Феодора также слишком заботилась об этикете, чтобы пренебрегать благочестивыми обязанностями императрицы. С обычным своим политическим чутьем она поняла важную роль величия в жизни христианского государства и всю опасность, вытекавшую из равнодушного отношения к церкви. Она с большим уважением относилась к духовенству, к монахам с их строгими лицами, к монахиням в длинных черных одеяниях, отказавшимся от мира и его соблазнов. Она с глубочайшей благодарностью относилась к ним: разве их добродетели, молитвы и посты не способствовали благосостоянию империи? Подобно Юстиниану она искренне удивлялась «этой монашеской жизни, которая приводит к постоянному общению с Богом, которая очищает и возвышает человека над всеми мелочами жизни». Она любила окружать себя отшельниками, которых ласково принимала во дворце, любила рассуждать с ними о духовных вопросах и исповедывалась им. Поучительна история ее отношений с анахоретом Марасом.
Марас представлял чистейший тип пылкого сирийца, пламенная набожность и смелость которого не останавливалась ни перед каким препятствием. Тридцати лет от роду — в самый день своей свадьбы — он почувствовал, что св. дух осенил его и предпочел легкое иго во имя Господа «тяжелому бремени телесного союза». В монастыре он выделялся в среде остальной братии строгостью жизни, суровыми мерами, с какими принялся умерщвлять плоть. Беспощадный по отношению к себе, он не менее сурово судил других.

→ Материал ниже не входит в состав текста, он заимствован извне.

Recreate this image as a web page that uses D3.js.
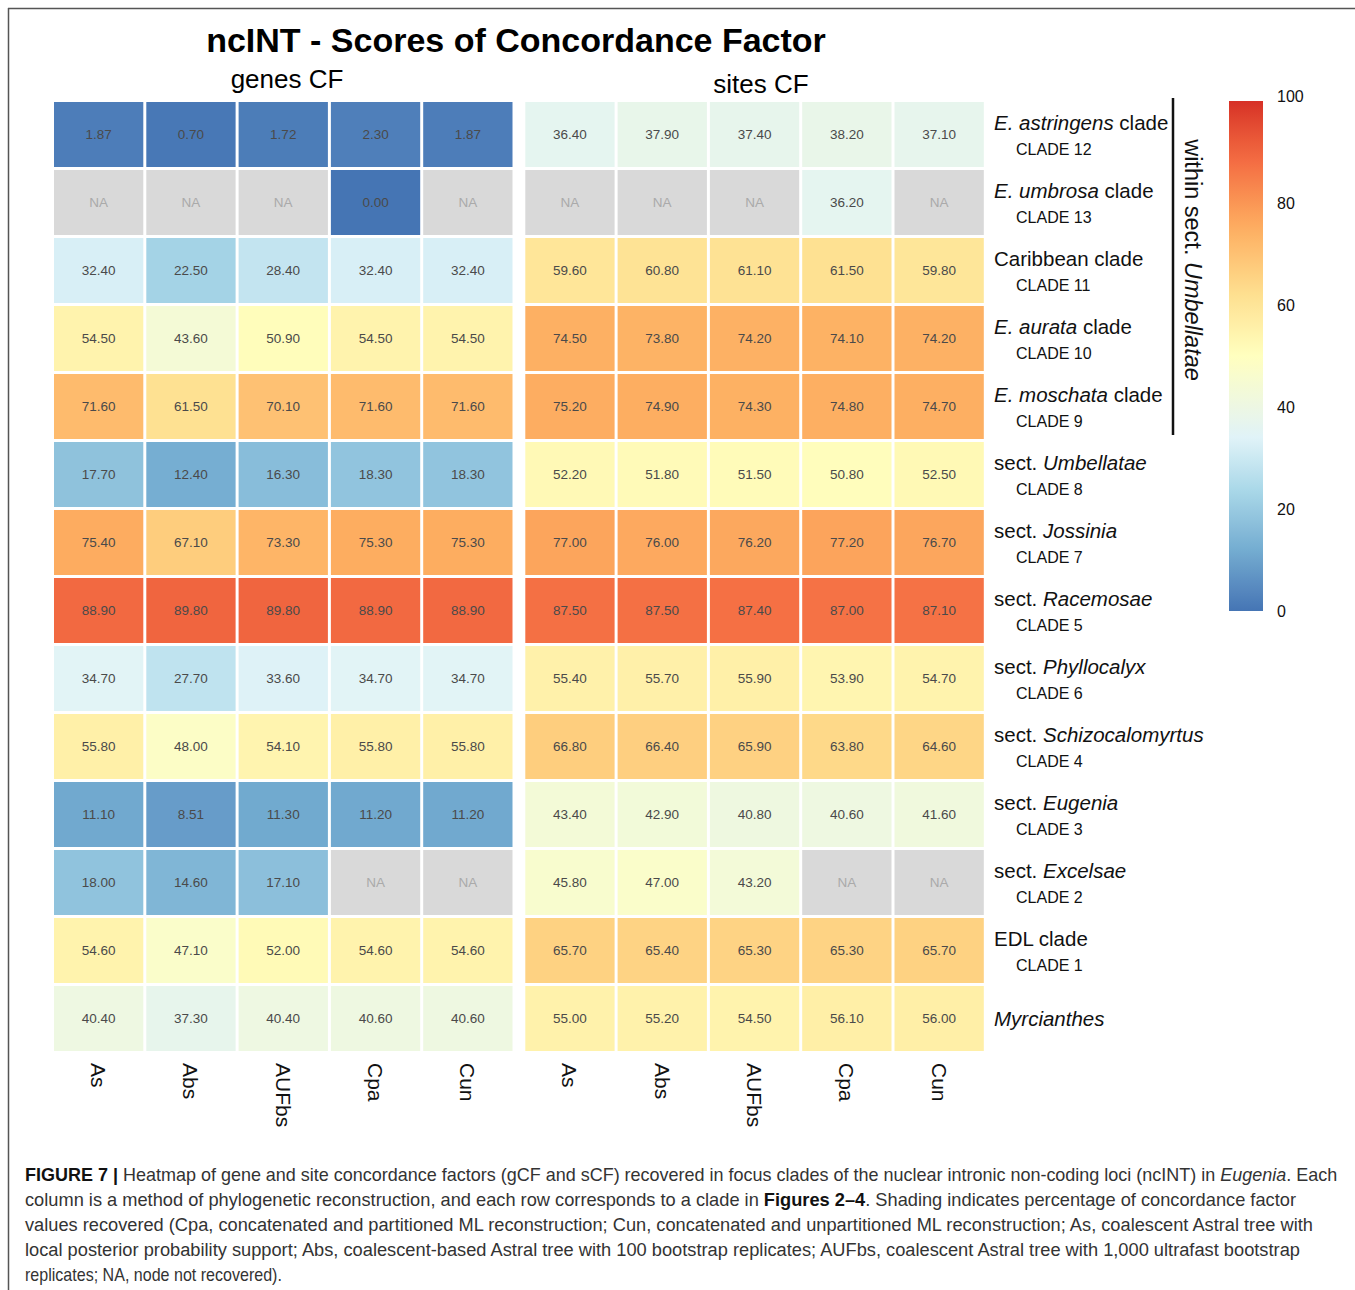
<!DOCTYPE html>
<html><head><meta charset="utf-8">
<script src="https://cdn.jsdelivr.net/npm/d3@7"></script>
<style>body{margin:0;background:#fff}svg{display:block}text{font-family:"Liberation Sans",Arial,Helvetica,sans-serif}</style>
</head><body>
<svg id="c" width="1355" height="1290"></svg>
<script>
const methods = ["As","Abs","AUFbs","Cpa","Cun"];
const rowLabels = [
  [["E. astringens",1],[" clade",0]],
  [["E. umbrosa",1],[" clade",0]],
  [["Caribbean clade",0]],
  [["E. aurata",1],[" clade",0]],
  [["E. moschata",1],[" clade",0]],
  [["sect. ",0],["Umbellatae",1]],
  [["sect. ",0],["Jossinia",1]],
  [["sect. ",0],["Racemosae",1]],
  [["sect. ",0],["Phyllocalyx",1]],
  [["sect. ",0],["Schizocalomyrtus",1]],
  [["sect. ",0],["Eugenia",1]],
  [["sect. ",0],["Excelsae",1]],
  [["EDL clade",0]],
  [["Myrcianthes",1]]
];
const cladeLabels = ["CLADE 12","CLADE 13","CLADE 11","CLADE 10","CLADE 9","CLADE 8","CLADE 7","CLADE 5","CLADE 6","CLADE 4","CLADE 3","CLADE 2","CLADE 1",""];
const genesCF = [
  [1.87,0.70,1.72,2.30,1.87],
  [null,null,null,0.00,null],
  [32.40,22.50,28.40,32.40,32.40],
  [54.50,43.60,50.90,54.50,54.50],
  [71.60,61.50,70.10,71.60,71.60],
  [17.70,12.40,16.30,18.30,18.30],
  [75.40,67.10,73.30,75.30,75.30],
  [88.90,89.80,89.80,88.90,88.90],
  [34.70,27.70,33.60,34.70,34.70],
  [55.80,48.00,54.10,55.80,55.80],
  [11.10,8.51,11.30,11.20,11.20],
  [18.00,14.60,17.10,null,null],
  [54.60,47.10,52.00,54.60,54.60],
  [40.40,37.30,40.40,40.60,40.60]
];
const sitesCF = [
  [36.40,37.90,37.40,38.20,37.10],
  [null,null,null,36.20,null],
  [59.60,60.80,61.10,61.50,59.80],
  [74.50,73.80,74.20,74.10,74.20],
  [75.20,74.90,74.30,74.80,74.70],
  [52.20,51.80,51.50,50.80,52.50],
  [77.00,76.00,76.20,77.20,76.70],
  [87.50,87.50,87.40,87.00,87.10],
  [55.40,55.70,55.90,53.90,54.70],
  [66.80,66.40,65.90,63.80,64.60],
  [43.40,42.90,40.80,40.60,41.60],
  [45.80,47.00,43.20,null,null],
  [65.70,65.40,65.30,65.30,65.70],
  [55.00,55.20,54.50,56.10,56.00]
];
const legendTicks = [0,20,40,60,80,100];
const paletteColors = ["#4575b4","#74add1","#abd9e9","#e0f3f8","#ffffbf","#fee090","#fdae61","#f46d43","#d73027"];
const paletteStops = [0,12,24,34,50,62,75,88,100];
const titleText = "ncINT - Scores of Concordance Factor";
const panelTitles = ["genes CF","sites CF"];
const groupLabel = [["within sect. ",0],["Umbellatae",1]];
const captionLines = [
  [["FIGURE 7 | ","b"],["Heatmap of gene and site concordance factors (gCF and sCF) recovered in focus clades of the nuclear intronic non-coding loci (ncINT) in ",""],["Eugenia","i"],[". Each",""]],
  [["column is a method of phylogenetic reconstruction, and each row corresponds to a clade in ",""],["Figures 2–4","b"],[". Shading indicates percentage of concordance factor",""]],
  [["values recovered (Cpa, concatenated and partitioned ML reconstruction; Cun, concatenated and unpartitioned ML reconstruction; As, coalescent Astral tree with",""]],
  [["local posterior probability support; Abs, coalescent-based Astral tree with 100 bootstrap replicates; AUFbs, coalescent Astral tree with 1,000 ultrafast bootstrap",""]],
  [["replicates; NA, node not recovered).",""]]
];

const svg = d3.select("#c");
// frame
svg.append("line").attr("x1",8).attr("x2",1355).attr("y1",8.5).attr("y2",8.5).attr("stroke","#555").attr("stroke-width",1.5);
svg.append("line").attr("x1",8.5).attr("x2",8.5).attr("y1",8).attr("y2",1290).attr("stroke","#555").attr("stroke-width",1.5);

const color = d3.scaleLinear().domain(paletteStops).range(paletteColors).interpolate(d3.interpolateLab);
const y = d3.scaleBand().domain(d3.range(rowLabels.length)).range([102,1054]);
const xG = d3.scaleBand().domain(methods).range([54,515.5]);
const xS = d3.scaleBand().domain(methods).range([525.3,986.8]);
const fmt = d3.format(".2f");
const gap = 3;

function panel(x, data){
  const g = svg.append("g");
  const cells = [];
  data.forEach((row,r)=>row.forEach((v,c)=>cells.push({r,c,v})));
  g.selectAll("rect").data(cells).join("rect")
    .attr("x",d=>x(methods[d.c])).attr("y",d=>y(d.r))
    .attr("width",x.bandwidth()-gap).attr("height",y.bandwidth()-gap)
    .attr("fill",d=>d.v==null?"#d9d9d9":color(d.v));
  g.selectAll("text").data(cells).join("text")
    .attr("x",d=>x(methods[d.c])+(x.bandwidth()-gap)/2)
    .attr("y",d=>y(d.r)+(y.bandwidth()-gap)/2)
    .attr("text-anchor","middle").attr("dominant-baseline","central")
    .attr("font-size",13.5)
    .attr("fill",d=>d.v==null?"#aaaaaa":"#4a4a4a")
    .text(d=>d.v==null?"NA":fmt(d.v));
  g.selectAll("text.xl").data(methods).join("text").attr("class","xl")
    .attr("transform",m=>`translate(${x(m)+(x.bandwidth()-gap)/2},1063) rotate(90)`)
    .attr("dominant-baseline","central").attr("font-size",21).attr("fill","#111")
    .text(m=>m);
}
panel(xG, genesCF);
panel(xS, sitesCF);

// titles
svg.append("text").attr("x",516).attr("y",52).attr("text-anchor","middle").attr("font-size",34).attr("font-weight","bold").text(titleText);
svg.append("text").attr("x",287).attr("y",88).attr("text-anchor","middle").attr("font-size",26).text(panelTitles[0]);
svg.append("text").attr("x",761).attr("y",93).attr("text-anchor","middle").attr("font-size",26).text(panelTitles[1]);

// row labels
rowLabels.forEach((parts,r)=>{
  const cy = y(r)+(y.bandwidth()-gap)/2;
  const single = cladeLabels[r]==="";
  const t = svg.append("text").attr("x",994).attr("y",single?cy+7:cy-5).attr("font-size",20.5).attr("fill","#111");
  parts.forEach(p=>t.append("tspan").attr("font-style",p[1]?"italic":"normal").text(p[0]));
  if(!single) svg.append("text").attr("x",1016).attr("y",cy+20).attr("font-size",16).attr("fill","#111").text(cladeLabels[r]);
});

// group bracket
svg.append("line").attr("x1",1173).attr("x2",1173).attr("y1",98).attr("y2",435).attr("stroke","#111").attr("stroke-width",2.5);
const gt = svg.append("text").attr("transform","translate(1193,260) rotate(90)").attr("text-anchor","middle").attr("dominant-baseline","central").attr("font-size",23.5).attr("fill","#111");
groupLabel.forEach(p=>gt.append("tspan").attr("font-style",p[1]?"italic":"normal").text(p[0]));

// colorbar
const ly = d3.scaleLinear().domain([0,100]).range([611,101]);
const defs = svg.append("defs");
const grad = defs.append("linearGradient").attr("id","cb").attr("x1",0).attr("x2",0).attr("y1",1).attr("y2",0);
d3.range(0,101,2).forEach(v=>grad.append("stop").attr("offset",v/100).attr("stop-color",color(v)));
svg.append("rect").attr("x",1229).attr("y",ly(100)).attr("width",34).attr("height",ly(0)-ly(100)).attr("fill","url(#cb)");
const ax = svg.append("g").attr("transform","translate(1263,0)").call(d3.axisRight(ly).tickValues(legendTicks).tickSize(0).tickPadding(14));
ax.select(".domain").remove();
ax.selectAll("text").attr("font-size",16).attr("fill","#111").attr("font-family","Liberation Sans,Arial,sans-serif");
ax.selectAll(".tick").filter(d=>d===100).select("text").attr("dy","0.05em");

// caption
const capTargets = [1313,1272,1288,1277,257];
captionLines.forEach((parts,i)=>{
  const t = svg.append("text").attr("x",0).attr("y",0).attr("font-size",18).attr("fill","#333");
  parts.forEach(p=>{
    const s = t.append("tspan").text(p[0]);
    if(p[1]==="b") s.attr("font-weight","bold").attr("fill","#111");
    if(p[1]==="i") s.attr("font-style","italic");
  });
  const w = t.node().getComputedTextLength();
  t.attr("transform",`translate(25,${1181+i*25}) scale(${capTargets[i]/w},1)`);
});
</script>
</body></html>
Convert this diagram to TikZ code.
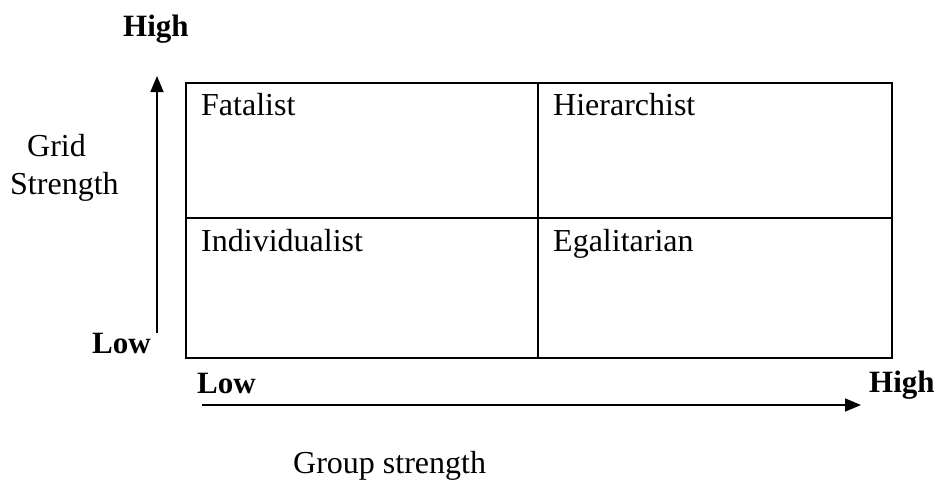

Читателю известно, какую суровую исповедь пришлось выслушать от него Юстиниану и Феодоре. Тем более понравился он императрице: убежденная, что молитва человека такой строгой жизни должна быть всемогущей перед Богом, Феодора предложила ему остаться во дворце. Марас отказался. Тогда императрица приказала своему казначею выдать отшельнику солидную сумму на добрые дела. Блаженный, схватив мешок с золотом, пренебрежительно швырнул его в лицо Феодоре. Слухи об этом распространились по городу, но Феодора не отступала. Когда блаженный удалился на другую сторону Золотого Рога, чтобы продолжать там прежнюю, полную лишений жизнь, Феодора приехала к нему и смиренно попросила прощения за то, что осмелилась подвергать его искушению богатыми подарками, и умоляла принять от нее хоть малую лепту на пропитание. Марас не смягчился и, чтобы окончательно освободиться от посещений Феодоры, удалился в более недоступное убежище.